**Stored data**
[Start]
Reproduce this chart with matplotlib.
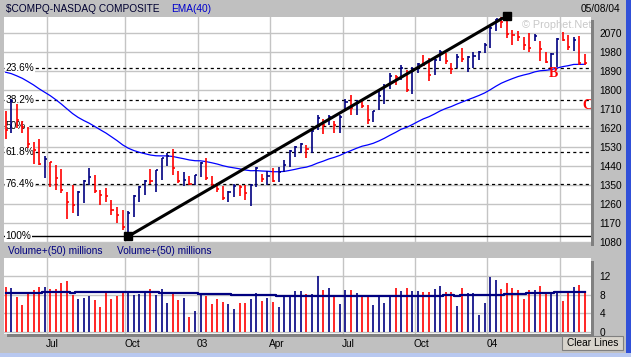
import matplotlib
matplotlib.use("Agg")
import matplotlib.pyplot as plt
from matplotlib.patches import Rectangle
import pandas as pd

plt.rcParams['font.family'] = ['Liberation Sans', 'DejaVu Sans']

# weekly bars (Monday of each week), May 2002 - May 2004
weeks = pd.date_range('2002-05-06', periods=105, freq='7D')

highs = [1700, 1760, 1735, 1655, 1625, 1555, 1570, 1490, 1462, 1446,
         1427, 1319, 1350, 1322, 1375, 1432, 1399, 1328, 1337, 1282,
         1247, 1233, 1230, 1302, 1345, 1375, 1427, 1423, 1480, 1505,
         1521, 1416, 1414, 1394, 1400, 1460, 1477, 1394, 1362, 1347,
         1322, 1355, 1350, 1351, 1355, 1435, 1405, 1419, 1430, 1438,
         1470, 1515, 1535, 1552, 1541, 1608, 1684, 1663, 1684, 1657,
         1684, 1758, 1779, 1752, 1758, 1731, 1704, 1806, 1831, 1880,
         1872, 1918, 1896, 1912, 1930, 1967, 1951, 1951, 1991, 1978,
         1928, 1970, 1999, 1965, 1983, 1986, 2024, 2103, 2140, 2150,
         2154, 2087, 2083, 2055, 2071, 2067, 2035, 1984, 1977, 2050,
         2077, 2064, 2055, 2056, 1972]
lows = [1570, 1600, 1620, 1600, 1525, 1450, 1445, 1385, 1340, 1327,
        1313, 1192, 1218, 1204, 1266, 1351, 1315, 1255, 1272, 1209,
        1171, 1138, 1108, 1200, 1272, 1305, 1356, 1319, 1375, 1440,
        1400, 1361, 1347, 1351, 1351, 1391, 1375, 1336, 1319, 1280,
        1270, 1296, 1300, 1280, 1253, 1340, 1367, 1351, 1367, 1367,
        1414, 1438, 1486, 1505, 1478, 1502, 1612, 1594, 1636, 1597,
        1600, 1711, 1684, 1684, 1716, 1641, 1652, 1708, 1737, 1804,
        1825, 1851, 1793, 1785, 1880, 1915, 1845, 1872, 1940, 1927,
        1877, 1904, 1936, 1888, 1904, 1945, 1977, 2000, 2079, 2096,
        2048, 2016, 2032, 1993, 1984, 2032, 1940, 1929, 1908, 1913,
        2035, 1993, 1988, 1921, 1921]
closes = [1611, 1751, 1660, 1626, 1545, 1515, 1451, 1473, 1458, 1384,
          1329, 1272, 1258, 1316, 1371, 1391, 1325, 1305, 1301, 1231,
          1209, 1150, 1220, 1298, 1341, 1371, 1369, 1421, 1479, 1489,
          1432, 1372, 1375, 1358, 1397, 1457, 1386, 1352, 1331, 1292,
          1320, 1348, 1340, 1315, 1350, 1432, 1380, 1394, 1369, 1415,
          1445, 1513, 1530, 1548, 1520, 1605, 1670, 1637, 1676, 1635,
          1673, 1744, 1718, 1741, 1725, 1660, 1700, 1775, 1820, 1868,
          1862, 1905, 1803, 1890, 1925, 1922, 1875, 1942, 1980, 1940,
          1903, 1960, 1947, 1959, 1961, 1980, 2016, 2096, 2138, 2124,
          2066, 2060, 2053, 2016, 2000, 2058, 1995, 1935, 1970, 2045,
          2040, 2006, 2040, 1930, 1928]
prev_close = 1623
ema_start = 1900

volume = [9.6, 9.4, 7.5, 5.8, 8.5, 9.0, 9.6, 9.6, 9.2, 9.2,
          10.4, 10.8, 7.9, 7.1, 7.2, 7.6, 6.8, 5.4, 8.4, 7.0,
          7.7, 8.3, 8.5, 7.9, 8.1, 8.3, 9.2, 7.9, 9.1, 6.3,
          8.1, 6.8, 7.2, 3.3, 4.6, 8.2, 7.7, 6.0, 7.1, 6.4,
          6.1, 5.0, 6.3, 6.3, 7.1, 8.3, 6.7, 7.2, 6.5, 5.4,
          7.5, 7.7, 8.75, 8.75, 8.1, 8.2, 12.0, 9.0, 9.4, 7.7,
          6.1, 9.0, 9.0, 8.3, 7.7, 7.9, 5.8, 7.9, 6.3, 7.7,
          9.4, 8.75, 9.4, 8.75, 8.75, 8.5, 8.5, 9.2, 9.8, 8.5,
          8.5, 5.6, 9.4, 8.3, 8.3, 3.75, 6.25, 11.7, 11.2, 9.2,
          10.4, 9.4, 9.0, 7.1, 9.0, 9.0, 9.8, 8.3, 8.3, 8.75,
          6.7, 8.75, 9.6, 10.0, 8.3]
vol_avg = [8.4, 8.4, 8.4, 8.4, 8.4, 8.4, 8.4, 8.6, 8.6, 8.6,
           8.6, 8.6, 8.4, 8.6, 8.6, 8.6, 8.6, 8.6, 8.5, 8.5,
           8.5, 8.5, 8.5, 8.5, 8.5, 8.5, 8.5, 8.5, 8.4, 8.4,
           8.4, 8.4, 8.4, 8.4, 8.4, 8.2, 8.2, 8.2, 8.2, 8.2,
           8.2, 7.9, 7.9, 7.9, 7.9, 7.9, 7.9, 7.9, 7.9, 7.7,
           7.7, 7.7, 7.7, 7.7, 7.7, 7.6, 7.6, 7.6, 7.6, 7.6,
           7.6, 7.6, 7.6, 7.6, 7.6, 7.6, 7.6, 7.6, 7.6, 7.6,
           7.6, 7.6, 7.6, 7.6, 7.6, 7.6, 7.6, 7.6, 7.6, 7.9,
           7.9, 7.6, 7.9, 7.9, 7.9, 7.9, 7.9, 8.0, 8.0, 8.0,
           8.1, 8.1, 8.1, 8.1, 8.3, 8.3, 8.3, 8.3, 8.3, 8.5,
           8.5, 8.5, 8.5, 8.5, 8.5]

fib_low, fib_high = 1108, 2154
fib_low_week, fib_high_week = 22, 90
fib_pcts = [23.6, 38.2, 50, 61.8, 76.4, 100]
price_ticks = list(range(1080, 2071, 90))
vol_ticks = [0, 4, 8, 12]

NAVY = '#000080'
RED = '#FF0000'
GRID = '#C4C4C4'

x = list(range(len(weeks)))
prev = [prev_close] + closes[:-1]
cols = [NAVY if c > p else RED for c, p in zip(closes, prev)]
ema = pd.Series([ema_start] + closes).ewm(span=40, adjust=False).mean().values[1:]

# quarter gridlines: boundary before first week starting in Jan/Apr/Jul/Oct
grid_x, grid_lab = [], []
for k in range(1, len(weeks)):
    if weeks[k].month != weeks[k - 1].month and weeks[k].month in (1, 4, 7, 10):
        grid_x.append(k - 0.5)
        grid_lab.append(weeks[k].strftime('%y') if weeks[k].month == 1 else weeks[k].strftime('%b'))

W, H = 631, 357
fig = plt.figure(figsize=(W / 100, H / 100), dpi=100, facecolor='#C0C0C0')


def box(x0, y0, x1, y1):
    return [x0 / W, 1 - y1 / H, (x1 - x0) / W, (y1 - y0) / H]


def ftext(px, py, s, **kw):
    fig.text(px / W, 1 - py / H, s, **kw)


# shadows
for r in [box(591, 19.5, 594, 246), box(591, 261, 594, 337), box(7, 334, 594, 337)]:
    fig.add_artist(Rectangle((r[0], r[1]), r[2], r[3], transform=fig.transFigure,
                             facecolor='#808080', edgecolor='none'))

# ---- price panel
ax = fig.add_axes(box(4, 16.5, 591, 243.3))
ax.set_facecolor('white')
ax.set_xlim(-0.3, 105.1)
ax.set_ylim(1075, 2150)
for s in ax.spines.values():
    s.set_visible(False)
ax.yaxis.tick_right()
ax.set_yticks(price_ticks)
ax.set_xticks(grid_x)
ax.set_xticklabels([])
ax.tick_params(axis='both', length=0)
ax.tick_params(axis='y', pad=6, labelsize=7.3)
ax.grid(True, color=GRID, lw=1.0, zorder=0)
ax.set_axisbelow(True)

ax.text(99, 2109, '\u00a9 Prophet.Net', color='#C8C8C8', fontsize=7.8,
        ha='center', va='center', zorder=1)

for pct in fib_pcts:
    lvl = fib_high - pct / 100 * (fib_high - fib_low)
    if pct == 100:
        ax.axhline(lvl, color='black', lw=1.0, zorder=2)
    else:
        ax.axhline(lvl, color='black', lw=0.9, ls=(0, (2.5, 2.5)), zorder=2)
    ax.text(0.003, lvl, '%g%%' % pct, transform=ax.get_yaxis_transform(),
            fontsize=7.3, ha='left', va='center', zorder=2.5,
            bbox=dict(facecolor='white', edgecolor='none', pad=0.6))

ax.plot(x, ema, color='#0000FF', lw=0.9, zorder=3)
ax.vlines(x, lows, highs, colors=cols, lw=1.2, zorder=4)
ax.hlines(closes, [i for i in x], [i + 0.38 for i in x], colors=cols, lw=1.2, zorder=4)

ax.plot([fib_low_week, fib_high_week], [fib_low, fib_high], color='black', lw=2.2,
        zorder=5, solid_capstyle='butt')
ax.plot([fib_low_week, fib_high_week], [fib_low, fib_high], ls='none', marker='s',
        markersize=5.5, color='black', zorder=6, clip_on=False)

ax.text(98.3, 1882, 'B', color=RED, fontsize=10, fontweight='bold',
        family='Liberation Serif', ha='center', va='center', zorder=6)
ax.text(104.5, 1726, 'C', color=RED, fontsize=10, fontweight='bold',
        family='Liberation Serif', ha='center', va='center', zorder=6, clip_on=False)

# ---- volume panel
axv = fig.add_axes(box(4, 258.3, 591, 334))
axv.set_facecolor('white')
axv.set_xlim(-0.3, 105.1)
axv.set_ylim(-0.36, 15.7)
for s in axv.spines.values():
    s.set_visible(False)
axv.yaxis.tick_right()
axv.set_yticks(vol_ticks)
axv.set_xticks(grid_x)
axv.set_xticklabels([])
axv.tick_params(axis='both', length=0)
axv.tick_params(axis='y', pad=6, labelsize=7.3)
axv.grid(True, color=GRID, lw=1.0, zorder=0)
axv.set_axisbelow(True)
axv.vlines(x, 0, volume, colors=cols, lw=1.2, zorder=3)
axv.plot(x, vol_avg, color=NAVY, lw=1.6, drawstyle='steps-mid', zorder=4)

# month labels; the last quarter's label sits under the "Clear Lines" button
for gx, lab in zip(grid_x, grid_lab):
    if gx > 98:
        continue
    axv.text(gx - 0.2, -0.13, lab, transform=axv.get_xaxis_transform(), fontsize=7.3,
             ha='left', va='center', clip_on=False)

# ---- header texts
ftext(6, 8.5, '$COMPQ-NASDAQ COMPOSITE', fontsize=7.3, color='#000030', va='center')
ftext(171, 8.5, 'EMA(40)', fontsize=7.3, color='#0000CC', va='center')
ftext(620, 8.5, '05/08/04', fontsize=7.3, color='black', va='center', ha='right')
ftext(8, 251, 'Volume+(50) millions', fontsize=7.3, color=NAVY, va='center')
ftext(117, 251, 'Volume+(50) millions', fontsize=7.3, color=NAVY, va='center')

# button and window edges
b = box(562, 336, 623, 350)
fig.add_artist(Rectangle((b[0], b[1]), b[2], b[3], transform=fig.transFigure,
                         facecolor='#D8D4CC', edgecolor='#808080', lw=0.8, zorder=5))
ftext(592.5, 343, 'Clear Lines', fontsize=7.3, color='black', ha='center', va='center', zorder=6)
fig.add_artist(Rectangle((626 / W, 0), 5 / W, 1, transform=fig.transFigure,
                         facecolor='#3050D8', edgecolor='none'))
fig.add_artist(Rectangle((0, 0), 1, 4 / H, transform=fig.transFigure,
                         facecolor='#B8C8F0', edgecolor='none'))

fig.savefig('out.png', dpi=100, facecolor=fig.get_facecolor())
[End]
Pictures excluded, repeat exactly the lines from the top of the material through the line with "weeks = pd.date_range('2002-05-06', periods=105, freq='7D')", including both of those lines.

**Solution**
Reproduce this chart with matplotlib.
import matplotlib
matplotlib.use("Agg")
import matplotlib.pyplot as plt
from matplotlib.patches import Rectangle
import pandas as pd

plt.rcParams['font.family'] = ['Liberation Sans', 'DejaVu Sans']

# weekly bars (Monday of each week), May 2002 - May 2004
weeks = pd.date_range('2002-05-06', periods=105, freq='7D')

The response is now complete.